Esa crisis de Jesús y de sus discípulos se resuelve en la resurrección de Jesús, que restaura las esperanzas de los discípulos, pone en evidencia la inconsistencia de los poderes de este mundo y establece un tiempo nuevo, el tiempo definitivo de la victoria de Dios sobre el poder destructor del pecado y de la muerte. Las diversas apariciones de Jesús a sus discípulos tienen la finalidad de afianzar una certeza fundamental: Jesús está vivo y ha vencido a los poderes de este mundo, mientras que el Reino de Dios se queda de manera definitiva. Esa es la gran certeza que permanece, aun cuando desaparezcan todas las demás. Podemos vivir con todas las incertidumbres de este mundo y no sentirnos perdidos, siempre y cuando prevalezca esta gran certeza: el mundo sigue estando en los brazos de Dios.
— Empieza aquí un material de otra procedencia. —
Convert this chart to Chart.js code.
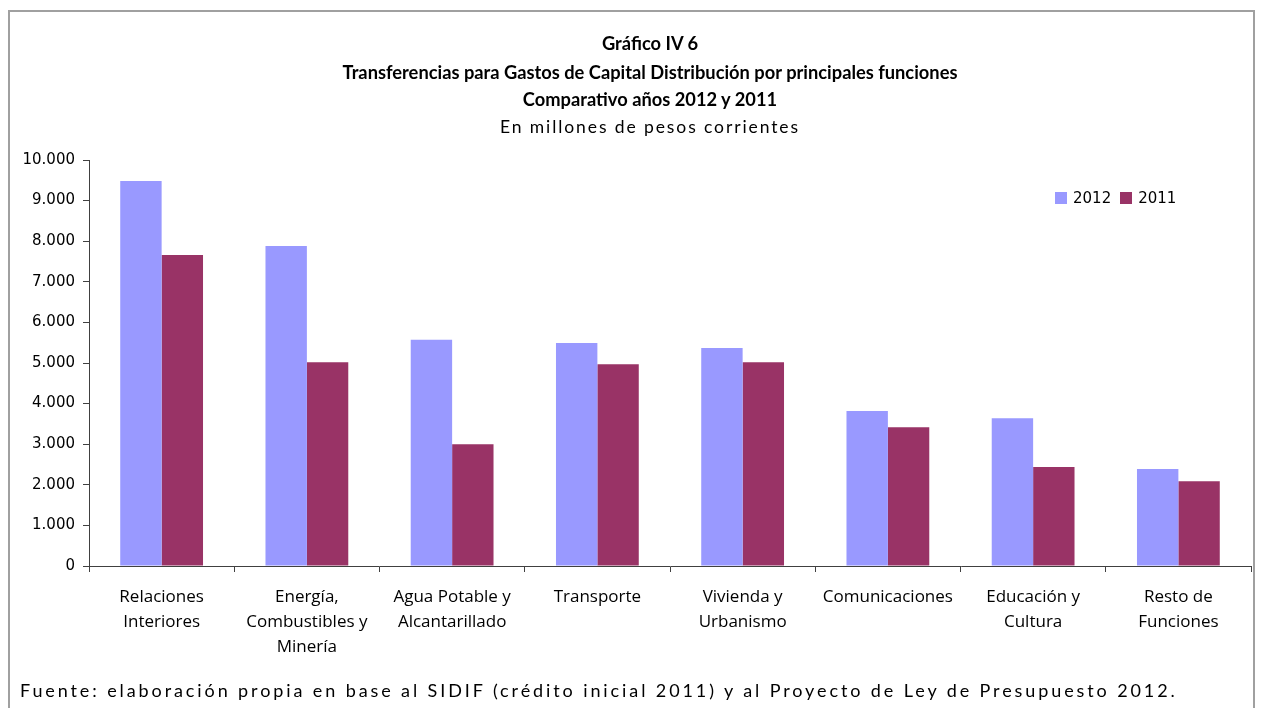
<!DOCTYPE html>
<html lang="es">
<head>
<meta charset="utf-8">
<title>Gráfico IV 6</title>
<script src="https://cdn.jsdelivr.net/npm/chart.js@4.4.1/dist/chart.umd.min.js"></script>
<style>
  body { margin: 0; background: #fff; }
  #wrap { position: relative; width: 1264px; height: 708px; overflow: hidden; }
  #frame { position: absolute; left: 8px; top: 10px; width: 1247px; height: 720px;
           border: 2px solid #a0a0a0; box-sizing: border-box; }
  canvas { position: absolute; left: 0; top: 0; }
  .title { position: absolute; left: 0; width: 1300px; text-align: center;
           font-family: Lato, "Open Sans", sans-serif; font-size: 18.3px; line-height: 20px; color: #000; }
  .b { font-weight: bold; }
  #legend { position: absolute; left: 1055px; top: 188px; font-family: "DejaVu Sans", sans-serif;
            font-size: 15px; line-height: 20px; color: #000; white-space: nowrap; }
  #legend span.sw { display: inline-block; width: 12px; height: 12px; margin-right: 6px; vertical-align: -1px; }
  #legend span.it { margin-right: 9px; }
  #footer { position: absolute; left: 20px; top: 680px; font-family: Lato, "Open Sans", sans-serif;
            font-size: 18px; line-height: 20px; letter-spacing: 2.9px; color: #000; white-space: nowrap; }
</style>
</head>
<body>
<div id="wrap">
  <div id="frame"></div>
  <canvas id="chart" width="1264" height="708"></canvas>
  <div class="title b" style="top:33px">Gráfico IV 6</div>
  <div class="title b" style="top:62px">Transferencias para Gastos de Capital Distribución por principales funciones</div>
  <div class="title b" style="top:89px">Comparativo años 2012 y 2011</div>
  <div class="title" style="top:117px; font-size:17.5px; letter-spacing:1.9px">En millones de pesos corrientes</div>
  <div id="legend"></div>
  <div id="footer">Fuente: elaboración propia en base al SIDIF (crédito inicial 2011) y al Proyecto de Ley de Presupuesto 2012.</div>
</div>
<script>
const categories = [
  ['Relaciones', 'Interiores'],
  ['Energía,', 'Combustibles y', 'Minería'],
  ['Agua Potable y', 'Alcantarillado'],
  'Transporte',
  ['Vivienda y', 'Urbanismo'],
  'Comunicaciones',
  ['Educación y', 'Cultura'],
  ['Resto de', 'Funciones'],
];
const values2012 = [9480, 7880, 5570, 5490, 5370, 3820, 3640, 2390];
const values2011 = [7660, 5020, 3000, 4970, 5020, 3420, 2440, 2090];
const seriesLabels = ['2012', '2011'];
const seriesColors = ['#9999ff', '#993366'];
const yTickLabels = ['0', '1.000', '2.000', '3.000', '4.000', '5.000', '6.000', '7.000', '8.000', '9.000', '10.000'];

const axisColor = '#404040';

// legend as html, top right inside the plot
const legendEl = document.getElementById('legend');
seriesLabels.forEach((label, i) => {
  legendEl.innerHTML += `<span class="sw" style="background:${seriesColors[i]}"></span><span class="it">${label}</span>`;
});

const ctx = document.getElementById('chart').getContext('2d');
new Chart(ctx, {
  type: 'bar',
  data: {
    labels: categories,
    datasets: [
      { label: seriesLabels[0], data: values2012, backgroundColor: seriesColors[0] },
      { label: seriesLabels[1], data: values2011, backgroundColor: seriesColors[1] },
    ],
  },
  options: {
    responsive: false,
    animation: false,
    devicePixelRatio: 1,
    layout: { padding: { top: 160, right: 13, bottom: 0, left: 0 } },
    datasets: { bar: { categoryPercentage: 0.57, barPercentage: 1, borderWidth: 0 } },
    plugins: { legend: { display: false }, tooltip: { enabled: false } },
    scales: {
      x: {
        grid: { drawOnChartArea: false, drawTicks: true, tickLength: 6, color: axisColor, offset: true },
        border: { color: axisColor },
        ticks: {
          color: '#000',
          padding: 13,
          maxRotation: 0,
          autoSkip: false,
          font: { family: '"Open Sans", sans-serif', size: 17, lineHeight: 1.47 },
        },
        afterFit: (scale) => { scale.height = 142; },
      },
      y: {
        min: 0,
        max: 10000,
        grid: { drawOnChartArea: false, drawTicks: true, tickLength: 6, color: axisColor },
        border: { color: axisColor },
        ticks: {
          stepSize: 1000,
          color: '#000',
          padding: 8,
          font: { family: '"DejaVu Sans", sans-serif', size: 15 },
          callback: (value, index) => yTickLabels[index],
        },
        afterFit: (scale) => { scale.width = 89; },
      },
    },
  },
});
</script>
</body>
</html>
Jesús de Nazareth nos muestra, pues, la gran utopía: la resurrección sobre la muerte y cómo se alcanza por el camino de la cruz, del dolor y de la solidaridad. Si bien hay quienes señalan que las utopías tienen características negativas porque son producto de fantasías, porque están históricamente condicionadas, porque provocan estancamiento social o porque pueden generar totalitarismos; para los cristianos, la utopía de Jesús orienta y mueve la esperanza y es crítica ante los proyectos supuestamente utópicos.

La esperanza es fundamental para poder impulsar los cambios que nuestro país necesita, para inspirar una visión amplia de las transformaciones que el país requiere, superando los maniqueísmos que definen quienes son los buenos y los malos, y buscando la participación de todos, sin exclusiones ni polarizaciones. Para vencer la pobreza, la desigualdad, la violencia y demás males, ¡cuánta esperanza necesitamos! Necesi-tamos ciudadanos esperanzados, ya sea con esperanzas respaldadas en ideas, proyectos, colaboraciones, o ya sea respaldadas por una espiritualidad teologal como la que se apoya en la persona de Jesucristo, que consiste en esperar contra toda esperanza. Lo importante es esperanzarnos, vivir esperanzados. Con la esperanza podremos recuperar nuestro futuro.